(begin)

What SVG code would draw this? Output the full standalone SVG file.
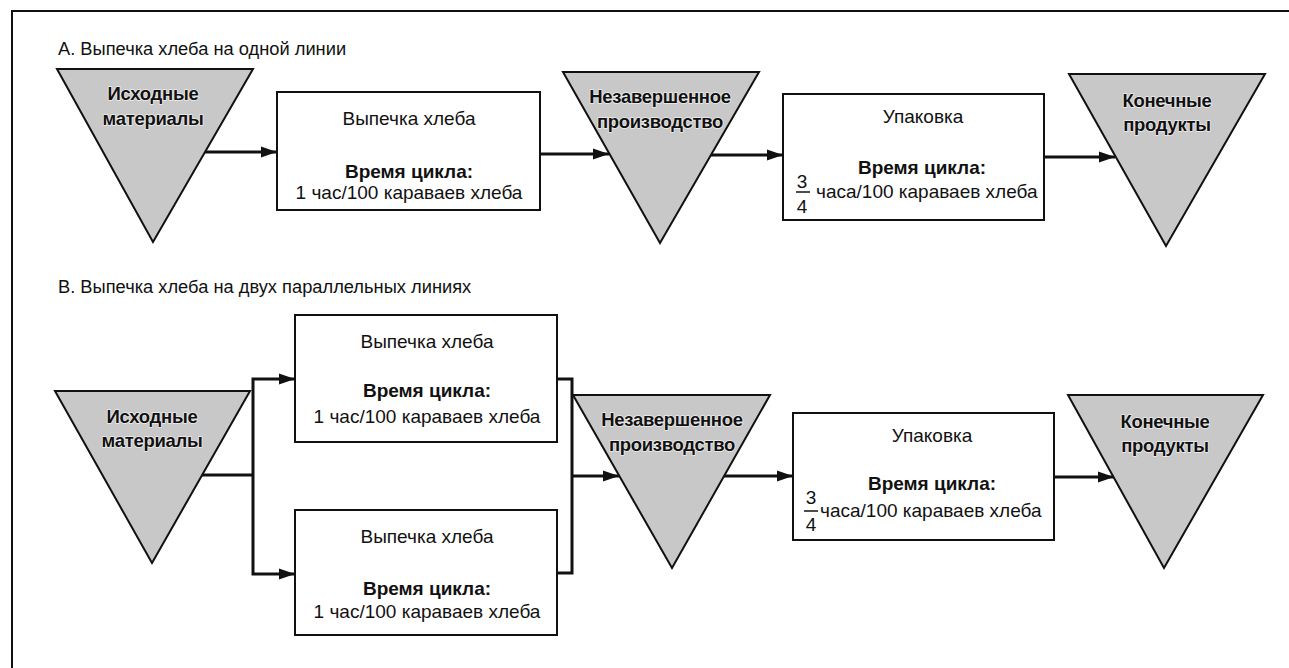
<svg xmlns="http://www.w3.org/2000/svg" width="1289" height="668" viewBox="0 0 1289 668">
<style>
text{font-family:"Liberation Sans",Arial,sans-serif;fill:#111}
.title{font-size:18.3px}
.box{fill:#fff;stroke:#111;stroke-width:2}
.tri{fill:#c8c8c8;stroke:#111;stroke-width:2;stroke-linejoin:miter}
.tt{font-size:18.5px;font-weight:bold;text-anchor:middle;letter-spacing:-0.3px;stroke:#ededed;stroke-width:1.6px;paint-order:stroke;stroke-linejoin:round}
.bt{font-size:19px;text-anchor:middle}
.bb{font-size:19px;font-weight:bold;text-anchor:middle}
.fr{font-size:19px}
.frl{stroke:#111;stroke-width:1.5}
.con{fill:none;stroke:#111;stroke-width:3}
.frame{fill:none;stroke:#111;stroke-width:2}
</style>
<defs>
<marker id="ah" markerUnits="userSpaceOnUse" markerWidth="17" markerHeight="12" refX="16" refY="6" orient="auto">
<path d="M0,0.5 L16,6 L0,11.5 z" fill="#111"/>
</marker>
</defs>
<path class="frame" d="M12,668 V11 H1289"/>
<text class="title" x="58" y="55">А. Выпечка хлеба на одной линии</text>
<text class="title" x="58" y="293">В. Выпечка хлеба на двух параллельных линиях</text>

<g id="a-raw">
<polygon class="tri" points="57,69 253,69 153,242"/>
<text class="tt" x="153" y="100">Исходные</text>
<text class="tt" x="153" y="125">материалы</text>
</g>
<g id="a-bake">
<rect class="box" x="277" y="92" width="263" height="118"/>
<text class="bt" x="409" y="125">Выпечка хлеба</text>
<text class="bb" x="409" y="178">Время цикла:</text>
<text class="bt" x="409" y="199">1 час/100 караваев хлеба</text>
</g>
<g id="a-wip">
<polygon class="tri" points="563,72 759,72 660,243"/>
<text class="tt" x="660" y="103">Незавершенное</text>
<text class="tt" x="660" y="128">производство</text>
</g>
<g id="a-pack">
<rect class="box" x="783" y="94" width="261" height="126"/>
<text class="bt" x="923" y="123">Упаковка</text>
<text class="bb" x="922" y="174">Время цикла:</text>
<text class="fr" x="802" y="188" text-anchor="middle">3</text>
<line class="frl" x1="796" y1="192" x2="810" y2="192"/>
<text class="fr" x="802" y="213" text-anchor="middle">4</text>
<text class="fr" x="816" y="198">часа/100 караваев хлеба</text>
</g>
<g id="a-fin">
<polygon class="tri" points="1069,74 1265,74 1166,246"/>
<text class="tt" x="1167" y="107">Конечные</text>
<text class="tt" x="1167" y="131">продукты</text>
</g>

<g id="b-raw">
<polygon class="tri" points="55,391 250,391 152,563"/>
<text class="tt" x="152" y="423">Исходные</text>
<text class="tt" x="152" y="447">материалы</text>
</g>
<g id="b-bake1">
<rect class="box" x="295" y="315" width="262" height="127"/>
<text class="bt" x="427" y="348">Выпечка хлеба</text>
<text class="bb" x="427" y="397">Время цикла:</text>
<text class="bt" x="427" y="423">1 час/100 караваев хлеба</text>
</g>
<g id="b-bake2">
<rect class="box" x="295" y="510" width="262" height="125"/>
<text class="bt" x="427" y="543">Выпечка хлеба</text>
<text class="bb" x="427" y="595">Время цикла:</text>
<text class="bt" x="427" y="618">1 час/100 караваев хлеба</text>
</g>
<g id="b-wip">
<polygon class="tri" points="573,395 770,395 672,568"/>
<text class="tt" x="672" y="426">Незавершенное</text>
<text class="tt" x="672" y="451">производство</text>
</g>
<g id="b-pack">
<rect class="box" x="793" y="413" width="261" height="127"/>
<text class="bt" x="932" y="442">Упаковка</text>
<text class="bb" x="932" y="490">Время цикла:</text>
<text class="fr" x="811" y="504" text-anchor="middle">3</text>
<line class="frl" x1="804" y1="511" x2="818" y2="511"/>
<text class="fr" x="811" y="531" text-anchor="middle">4</text>
<text class="fr" x="820" y="517">часа/100 караваев хлеба</text>
</g>
<g id="b-fin">
<polygon class="tri" points="1068,395 1263,395 1164,568"/>
<text class="tt" x="1165" y="428">Конечные</text>
<text class="tt" x="1165" y="452">продукты</text>
</g>

<g id="connectors">
<path class="con" d="M205,152 H277" marker-end="url(#ah)"/>
<path class="con" d="M540,154 H609" marker-end="url(#ah)"/>
<path class="con" d="M711,155 H783" marker-end="url(#ah)"/>
<path class="con" d="M1044,157 H1115" marker-end="url(#ah)"/>
<path class="con" d="M202,475 H253"/>
<path class="con" d="M253,475 V379 H295" marker-end="url(#ah)"/>
<path class="con" d="M253,475 V574 H295" marker-end="url(#ah)"/>
<path class="con" d="M557,379 H572 V573 H557"/>
<path class="con" d="M572,476 H619" marker-end="url(#ah)"/>
<path class="con" d="M724,476 H793" marker-end="url(#ah)"/>
<path class="con" d="M1054,477 H1114" marker-end="url(#ah)"/>
</g>
</svg>
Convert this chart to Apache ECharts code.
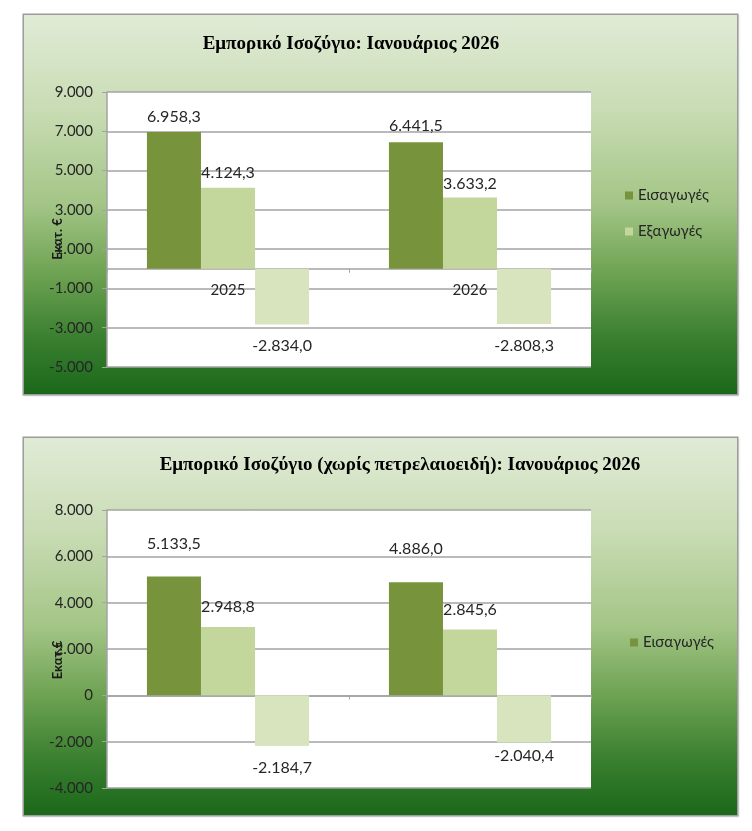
<!DOCTYPE html>
<html>
<head>
<meta charset="utf-8">
<script src="https://cdn.jsdelivr.net/npm/echarts@6/dist/echarts.min.js"></script>
<style>
  html, body { margin: 0; padding: 0; background: #ffffff; width: 752px; height: 831px; overflow: hidden; }
  .panel {
    position: absolute;
    left: 24px;
    width: 713px;
    box-shadow: 0 0 0 1.5px #9c9c9c, 1px 1px 2px 1px rgba(0,0,0,0.15);
    background: linear-gradient(to bottom, #e0ebd6 0%, #c9dcb4 25%, #a3c586 50%, #6ea353 68%, #3a8030 85%, #1b681a 100%);
  }
  #p1 { top: 15px; height: 379px; }
  #p2 { top: 438px; height: 377px; }
</style>
</head>
<body>
<div id="p1" class="panel"></div>
<div id="p2" class="panel"></div>
<script>
// ---------- data ----------
const categories = ['2025', '2026'];
const seriesNames = ['Εισαγωγές', 'Εξαγωγές', 'Ισοζύγιο'];

// Chart 1: Εμπορικό Ισοζύγιο
const title1 = 'Εμπορικό Ισοζύγιο: Ιανουάριος 2026';
const imports1 = [6958.3, 6441.5];
const exports1 = [4124.3, 3633.2];
const balance1 = [-2834.0, -2808.3];
const yTicks1 = [-5000, -3000, -1000, 1000, 3000, 5000, 7000, 9000];
const yName1 = 'Εκατ. €';

// Chart 2: Εμπορικό Ισοζύγιο (χωρίς πετρελαιοειδή)
const title2 = 'Εμπορικό Ισοζύγιο (χωρίς πετρελαιοειδή): Ιανουάριος 2026';
const imports2 = [5133.5, 4886.0];
const exports2 = [2948.8, 2845.6];
const balance2 = [-2184.7, -2040.4];
const yTicks2 = [-4000, -2000, 0, 2000, 4000, 6000, 8000];
const yName2 = 'Εκατ.€';

// ---------- helpers ----------
function gr(v, d) {
  const s = Math.abs(v).toFixed(d);
  const parts = s.split('.');
  const i = parts[0].replace(/\B(?=(\d{3})+(?!\d))/g, '.');
  return (v < 0 ? '-' : '') + i + (parts[1] ? ',' + parts[1] : '');
}

const SANS = 'Lato, "Noto Sans", "Open Sans", sans-serif';
const SERIF = '"Liberation Serif", "DejaVu Serif", serif';
const COLORS = ['#77933c', '#c3d69b', '#d7e4bd'];
const GRIDC = '#a3a3a3';

function makeOption(cfg) {
  const ticks = cfg.ticks;
  const step = ticks[1] - ticks[0];
  function bar(name, data, color, pos, dist) {
    return {
      name: name,
      type: 'bar',
      barGap: '0%',
      barCategoryGap: '33%',
      itemStyle: { color: color },
      data: data.map(function (v, i) {
        return { value: v, label: { distance: dist[i] } };
      }),
      label: {
        show: true,
        position: pos,
        color: '#262626',
        fontFamily: SANS,
        fontSize: 16,
        formatter: function (p) { return gr(p.value, 1); }
      }
    };
  }
  return {
    animation: false,
    title: {
      text: cfg.title,
      left: cfg.titleX,
      top: cfg.titleY,
      textAlign: 'center',
      padding: 0,
      textStyle: { fontFamily: SERIF, fontWeight: 'bold', fontSize: 19, color: '#000' }
    },
    legend: {
      orient: 'vertical',
      left: cfg.legendX,
      top: cfg.legendY,
      padding: 0,
      itemGap: 21,
      itemWidth: 8,
      itemHeight: 8,
      icon: 'rect',
      data: cfg.legendData,
      textStyle: { fontFamily: SANS, fontSize: 15, color: '#262626', lineHeight: 14 }
    },
    grid: {
      left: 83, top: cfg.gridTop, width: 484, height: cfg.gridH,
      show: true, backgroundColor: '#ffffff', borderWidth: 0
    },
    xAxis: {
      type: 'category',
      data: categories,
      axisLine: { onZero: true, lineStyle: { color: GRIDC, width: 1.5 } },
      axisTick: { show: true, inside: false, length: 4, lineStyle: { color: GRIDC } },
      axisLabel: {
        show: cfg.showCat, margin: cfg.catMargin, color: '#262626', fontFamily: SANS, fontSize: 15
      }
    },
    yAxis: {
      type: 'value',
      min: ticks[0],
      max: ticks[ticks.length - 1],
      interval: step,
      name: cfg.yName,
      nameLocation: 'middle',
      nameGap: 43,
      nameRotate: 90,
      nameMoveOverlap: false,
      nameTextStyle: {
        fontFamily: SANS, fontWeight: 'bold', fontSize: 13, color: '#1a1a1a',
        padding: [0, cfg.namePad, 0, 0]
      },
      axisLine: { show: true, lineStyle: { color: GRIDC, width: 1.5 } },
      axisTick: { show: true, inside: false, length: 5, lineStyle: { color: GRIDC } },
      splitLine: { show: true, lineStyle: { color: GRIDC, width: 1.5 } },
      axisLabel: {
        margin: 14, color: '#262626', fontFamily: SANS, fontSize: 15,
        formatter: function (v) { return gr(v, 0); }
      }
    },
    series: [
      bar(seriesNames[0], cfg.imp, COLORS[0], 'top', cfg.dImp),
      bar(seriesNames[1], cfg.exp, COLORS[1], 'top', cfg.dExp),
      bar(seriesNames[2], cfg.bal, COLORS[2], 'bottom', cfg.dBal)
    ]
  };
}

const c1 = echarts.init(document.getElementById('p1'), null, { renderer: 'canvas' });
c1.setOption(makeOption({
  title: title1, titleX: 327, titleY: 20,
  legendX: 601, legendY: 173, legendData: [seriesNames[0], seriesNames[1]],
  gridTop: 77, gridH: 275, ticks: yTicks1, yName: yName1, showCat: true, catMargin: -84, namePad: 19,
  imp: imports1, exp: exports1, bal: balance1,
  dImp: [7, 8], dExp: [7, 6], dBal: [13, 14]
}));

const c2 = echarts.init(document.getElementById('p2'), null, { renderer: 'canvas' });
c2.setOption(makeOption({
  title: title2, titleX: 376, titleY: 18,
  legendX: 606, legendY: 197, legendData: [seriesNames[0]],
  gridTop: 72, gridH: 278, ticks: yTicks2, yName: yName2, showCat: false, catMargin: 15, namePad: 22,
  imp: imports2, exp: exports2, bal: balance2,
  dImp: [25, 25], dExp: [12, 12], dBal: [14, 5]
}));
</script>
</body>
</html>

(end)

SHORT PROBLEM
Go through the records and pull out each line that includes the word "code".

RESPONSE
What SVG code would draw this? Output the full standalone SVG file.
Convert this chart to Apache ECharts code.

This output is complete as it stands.